There is a lot of football yet to be played, and all of the talk about who deserves what truly is premature.
Notre Dame can only control its play on the field, and has to leave the worries of rankings outside the meeting rooms and off the field.
For any of the ranking fodder to matter, the Irish must win.
At this point of a 10-0 season, every game is a trap game. Every team will be a test. Each contest will be a struggle.
That fact is evident over the last two weeks as a Pittsburgh team who lost 31-17 to FCS Youngstown State took the Irish into triple overtime and could have put the game (and Notre Dame's dream season) away before succumbing to the Irish.
Last week, a rather poor Boston College team managed to hang around with Notre Dame despite being dominated early. The Irish went to sleep, and the Eagles held Notre Dame scoreless over the last two and a half quarters keeping the game in doubt much later than expected.
This week the "upset alert" ball keeps rolling as the Irish welcome the 5-5 Demon Deacons of Wake Forest to Notre Dame Stadium.
The Deacons are a model of inconsistency. They have beaten North Carolina and Virginia, but were beaten by Duke and Maryland, and crushed by North Carolina State.
Quarterback Tanner Price is talented enough to keep the chains moving, on the season he has hit 55.4 percent of his throws for 1,965 yards with 12 touchdowns and six interceptions. He is a mobile quarterback who can escape pressure but is not a legitimate run threat.
Overall Wake's passing game is very similar to Notre Dame's air attack. They can beat you, but are wildly inconsistent and are equally apt to beating themselves.

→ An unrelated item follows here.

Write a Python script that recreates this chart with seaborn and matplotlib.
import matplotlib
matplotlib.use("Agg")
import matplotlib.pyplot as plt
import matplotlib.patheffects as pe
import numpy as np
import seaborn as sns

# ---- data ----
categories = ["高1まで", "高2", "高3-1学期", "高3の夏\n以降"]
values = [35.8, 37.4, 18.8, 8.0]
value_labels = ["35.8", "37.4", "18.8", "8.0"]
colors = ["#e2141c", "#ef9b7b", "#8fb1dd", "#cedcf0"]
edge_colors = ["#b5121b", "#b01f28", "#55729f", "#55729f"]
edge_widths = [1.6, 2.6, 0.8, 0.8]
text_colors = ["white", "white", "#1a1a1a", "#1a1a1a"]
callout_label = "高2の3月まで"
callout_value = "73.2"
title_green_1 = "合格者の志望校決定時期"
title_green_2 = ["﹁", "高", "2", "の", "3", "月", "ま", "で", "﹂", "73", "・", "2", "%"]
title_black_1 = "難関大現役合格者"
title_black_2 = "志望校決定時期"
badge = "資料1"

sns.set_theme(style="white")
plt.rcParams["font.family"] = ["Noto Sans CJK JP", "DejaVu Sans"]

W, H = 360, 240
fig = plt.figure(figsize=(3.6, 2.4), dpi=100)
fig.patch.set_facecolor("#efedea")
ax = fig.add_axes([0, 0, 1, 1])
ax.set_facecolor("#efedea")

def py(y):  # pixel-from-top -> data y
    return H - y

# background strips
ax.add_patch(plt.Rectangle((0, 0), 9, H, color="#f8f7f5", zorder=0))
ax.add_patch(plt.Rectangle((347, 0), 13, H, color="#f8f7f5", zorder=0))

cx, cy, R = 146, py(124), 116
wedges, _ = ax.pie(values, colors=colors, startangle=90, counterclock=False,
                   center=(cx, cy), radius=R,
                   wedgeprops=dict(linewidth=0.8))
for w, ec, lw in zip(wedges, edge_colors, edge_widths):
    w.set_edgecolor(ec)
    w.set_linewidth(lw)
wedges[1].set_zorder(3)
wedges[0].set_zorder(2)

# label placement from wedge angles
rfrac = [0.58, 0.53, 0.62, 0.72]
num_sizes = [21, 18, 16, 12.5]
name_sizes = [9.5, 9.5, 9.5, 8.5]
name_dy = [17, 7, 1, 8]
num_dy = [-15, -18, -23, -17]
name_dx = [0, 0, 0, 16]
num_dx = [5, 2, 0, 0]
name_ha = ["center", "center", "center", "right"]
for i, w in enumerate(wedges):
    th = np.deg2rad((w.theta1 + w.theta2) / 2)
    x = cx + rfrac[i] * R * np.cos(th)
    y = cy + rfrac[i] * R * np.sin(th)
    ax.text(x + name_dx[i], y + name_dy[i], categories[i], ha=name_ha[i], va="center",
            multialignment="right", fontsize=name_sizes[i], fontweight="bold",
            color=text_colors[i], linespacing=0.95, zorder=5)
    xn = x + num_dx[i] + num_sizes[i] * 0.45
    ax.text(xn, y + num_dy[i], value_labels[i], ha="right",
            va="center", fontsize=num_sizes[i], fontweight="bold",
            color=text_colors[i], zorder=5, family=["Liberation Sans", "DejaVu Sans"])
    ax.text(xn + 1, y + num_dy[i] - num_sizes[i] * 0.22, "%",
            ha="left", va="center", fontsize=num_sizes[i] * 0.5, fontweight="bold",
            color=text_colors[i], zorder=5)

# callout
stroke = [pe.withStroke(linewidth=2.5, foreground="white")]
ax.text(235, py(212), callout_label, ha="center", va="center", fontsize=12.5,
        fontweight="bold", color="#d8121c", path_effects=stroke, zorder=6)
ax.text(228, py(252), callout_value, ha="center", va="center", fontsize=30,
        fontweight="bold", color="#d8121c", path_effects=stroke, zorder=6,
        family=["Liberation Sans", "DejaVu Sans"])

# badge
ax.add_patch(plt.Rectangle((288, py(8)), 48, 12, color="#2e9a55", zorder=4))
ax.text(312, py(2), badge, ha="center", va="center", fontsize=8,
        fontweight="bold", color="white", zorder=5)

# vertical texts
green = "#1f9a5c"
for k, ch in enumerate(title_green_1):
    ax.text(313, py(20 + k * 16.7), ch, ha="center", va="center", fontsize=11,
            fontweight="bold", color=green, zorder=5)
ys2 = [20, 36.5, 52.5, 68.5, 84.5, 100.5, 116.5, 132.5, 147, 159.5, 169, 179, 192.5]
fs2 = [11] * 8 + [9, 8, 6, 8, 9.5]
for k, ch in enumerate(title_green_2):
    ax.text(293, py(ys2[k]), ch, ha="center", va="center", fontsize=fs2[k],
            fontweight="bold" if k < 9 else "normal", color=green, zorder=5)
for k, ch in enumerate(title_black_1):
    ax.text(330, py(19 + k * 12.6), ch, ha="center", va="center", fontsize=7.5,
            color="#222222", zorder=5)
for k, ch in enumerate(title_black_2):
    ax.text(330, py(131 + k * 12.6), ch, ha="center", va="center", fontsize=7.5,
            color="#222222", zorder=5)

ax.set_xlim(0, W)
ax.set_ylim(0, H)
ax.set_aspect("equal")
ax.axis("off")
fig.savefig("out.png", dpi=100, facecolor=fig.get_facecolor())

On the ground Wake is less potent, ranked 114th in rushing production averaging only 102 yards per game.
The Irish on paper should be able to stop the run without secondary support and could rather easily make the Deacons one-dimensional on offense.
Defensively Wake has been somewhat porous, surrendering an average of 417.8 yards per game and carrying a 72nd rank in scoring defense.

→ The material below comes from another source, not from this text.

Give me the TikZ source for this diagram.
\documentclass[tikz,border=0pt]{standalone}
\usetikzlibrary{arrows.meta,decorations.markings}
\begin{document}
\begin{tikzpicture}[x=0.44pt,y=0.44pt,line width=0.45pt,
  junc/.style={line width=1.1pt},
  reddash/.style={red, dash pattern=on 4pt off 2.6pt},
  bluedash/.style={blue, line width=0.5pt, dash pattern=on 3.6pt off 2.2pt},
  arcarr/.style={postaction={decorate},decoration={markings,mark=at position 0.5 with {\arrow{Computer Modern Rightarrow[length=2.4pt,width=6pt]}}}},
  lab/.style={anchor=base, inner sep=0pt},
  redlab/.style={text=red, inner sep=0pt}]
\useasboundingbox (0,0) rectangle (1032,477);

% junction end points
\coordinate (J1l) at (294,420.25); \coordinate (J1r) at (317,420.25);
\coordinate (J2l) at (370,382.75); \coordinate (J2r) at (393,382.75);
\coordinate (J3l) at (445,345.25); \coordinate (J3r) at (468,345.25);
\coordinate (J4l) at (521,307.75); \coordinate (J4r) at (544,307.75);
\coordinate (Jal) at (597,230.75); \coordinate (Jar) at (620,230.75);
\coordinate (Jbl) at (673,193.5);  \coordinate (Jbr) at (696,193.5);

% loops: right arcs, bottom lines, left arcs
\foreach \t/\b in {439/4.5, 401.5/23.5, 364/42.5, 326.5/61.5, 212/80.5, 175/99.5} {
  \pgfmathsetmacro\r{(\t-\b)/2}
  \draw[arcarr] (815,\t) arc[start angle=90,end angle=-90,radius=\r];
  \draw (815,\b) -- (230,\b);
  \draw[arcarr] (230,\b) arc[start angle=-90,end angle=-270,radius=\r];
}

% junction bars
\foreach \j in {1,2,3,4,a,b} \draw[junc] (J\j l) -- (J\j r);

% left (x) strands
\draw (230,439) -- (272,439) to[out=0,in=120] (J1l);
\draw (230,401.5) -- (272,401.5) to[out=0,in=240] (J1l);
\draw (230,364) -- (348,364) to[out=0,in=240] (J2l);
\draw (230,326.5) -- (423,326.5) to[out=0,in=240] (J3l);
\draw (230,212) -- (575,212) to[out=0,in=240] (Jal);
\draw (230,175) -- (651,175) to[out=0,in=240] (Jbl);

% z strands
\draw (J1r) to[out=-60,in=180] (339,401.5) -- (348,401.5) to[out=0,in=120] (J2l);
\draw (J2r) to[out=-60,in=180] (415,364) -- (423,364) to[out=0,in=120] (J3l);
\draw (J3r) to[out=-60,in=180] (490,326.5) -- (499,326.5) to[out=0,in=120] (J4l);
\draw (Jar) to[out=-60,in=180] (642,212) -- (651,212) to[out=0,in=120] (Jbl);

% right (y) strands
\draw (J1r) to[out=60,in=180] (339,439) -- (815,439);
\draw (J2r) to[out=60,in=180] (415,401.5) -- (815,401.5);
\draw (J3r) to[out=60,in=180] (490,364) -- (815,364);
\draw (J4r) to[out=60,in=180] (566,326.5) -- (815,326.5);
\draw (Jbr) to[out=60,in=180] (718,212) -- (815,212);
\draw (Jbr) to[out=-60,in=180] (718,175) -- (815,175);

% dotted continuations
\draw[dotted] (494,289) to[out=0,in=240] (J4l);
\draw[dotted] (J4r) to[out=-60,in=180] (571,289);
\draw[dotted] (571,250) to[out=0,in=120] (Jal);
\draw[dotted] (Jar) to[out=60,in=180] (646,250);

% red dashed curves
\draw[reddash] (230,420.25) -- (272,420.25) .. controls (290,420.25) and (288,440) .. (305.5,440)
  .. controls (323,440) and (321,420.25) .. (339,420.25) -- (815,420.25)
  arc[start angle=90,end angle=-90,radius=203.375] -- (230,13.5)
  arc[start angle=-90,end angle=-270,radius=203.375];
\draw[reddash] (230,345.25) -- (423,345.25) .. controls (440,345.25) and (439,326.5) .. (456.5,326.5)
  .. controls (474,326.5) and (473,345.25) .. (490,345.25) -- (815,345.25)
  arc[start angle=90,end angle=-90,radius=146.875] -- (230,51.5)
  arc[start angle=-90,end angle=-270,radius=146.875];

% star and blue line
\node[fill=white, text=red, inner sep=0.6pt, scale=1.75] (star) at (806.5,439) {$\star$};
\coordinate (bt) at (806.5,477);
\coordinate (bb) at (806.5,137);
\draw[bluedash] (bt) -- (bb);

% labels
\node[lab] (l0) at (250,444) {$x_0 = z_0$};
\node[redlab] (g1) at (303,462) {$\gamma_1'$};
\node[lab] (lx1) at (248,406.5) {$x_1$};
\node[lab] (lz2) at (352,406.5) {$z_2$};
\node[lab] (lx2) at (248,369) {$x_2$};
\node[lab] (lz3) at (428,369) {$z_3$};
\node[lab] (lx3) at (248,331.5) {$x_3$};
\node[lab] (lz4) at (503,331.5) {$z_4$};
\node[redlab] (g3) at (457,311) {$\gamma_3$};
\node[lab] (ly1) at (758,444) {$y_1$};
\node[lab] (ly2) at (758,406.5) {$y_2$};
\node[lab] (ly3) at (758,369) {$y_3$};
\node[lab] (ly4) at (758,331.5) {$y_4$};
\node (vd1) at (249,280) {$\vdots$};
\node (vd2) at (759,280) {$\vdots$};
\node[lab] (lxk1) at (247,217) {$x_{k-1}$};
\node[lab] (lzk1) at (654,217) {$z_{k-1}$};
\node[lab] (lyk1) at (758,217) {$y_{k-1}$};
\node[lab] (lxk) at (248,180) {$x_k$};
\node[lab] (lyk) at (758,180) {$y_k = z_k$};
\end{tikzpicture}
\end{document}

Wake seems most suspect in defending the pass, as every opponent save for Army and Maryland (who barely attempt to play quarterback this year) amassed more than 250 yards through the air.
They have also given up 157 yards per game on the ground, but have been amazingly inconsistent in run defense overall. Army and Florida State gashed the Deacon defense all day for 429 and 385 yards respectively, but Maryland, Virginia and Boston College were all held under 60 yards on the ground (53, 48, 12).
Wake surrenders 29 points per game, compared to 11 for Notre Dame making the advantage clear.
On paper, conventional wisdom dictates that Notre Dame should win rather easily and convincingly.
But the games are not played on paper, and this year no wisdom has been conventional.
Wake Forest will be coming to save its season. Their bowl eligibility hangs in the balance, as does an opportunity to beat a top 5 ranked team in their house.
Add to the mix that it is Notre Dame, at Notre Dame Stadium, and be sure that Wake Forest will give maximum effort and will not be an easy out.
Next for Notre Dame looms a road contest at USC. The media at large already has the Irish heading to Los Angeles 11-0.
Should that mindset invade the Guglielmino Athletics Complex this week it will not happen. Wake is better than Pittsburgh or Boston College and if overlooked can beat the Irish.
If Notre Dame arrives on senior day with intensity and determination and gives the seniors including Tyler Eifert and Manti Te'o the kind of send off they deserve, all will be fine.
Pressure Wake's Price, make him throw to beat you against that pressure. Run the ball, control the clock and play clean football.
Then let's talk USC.
Everything else will take care of itself.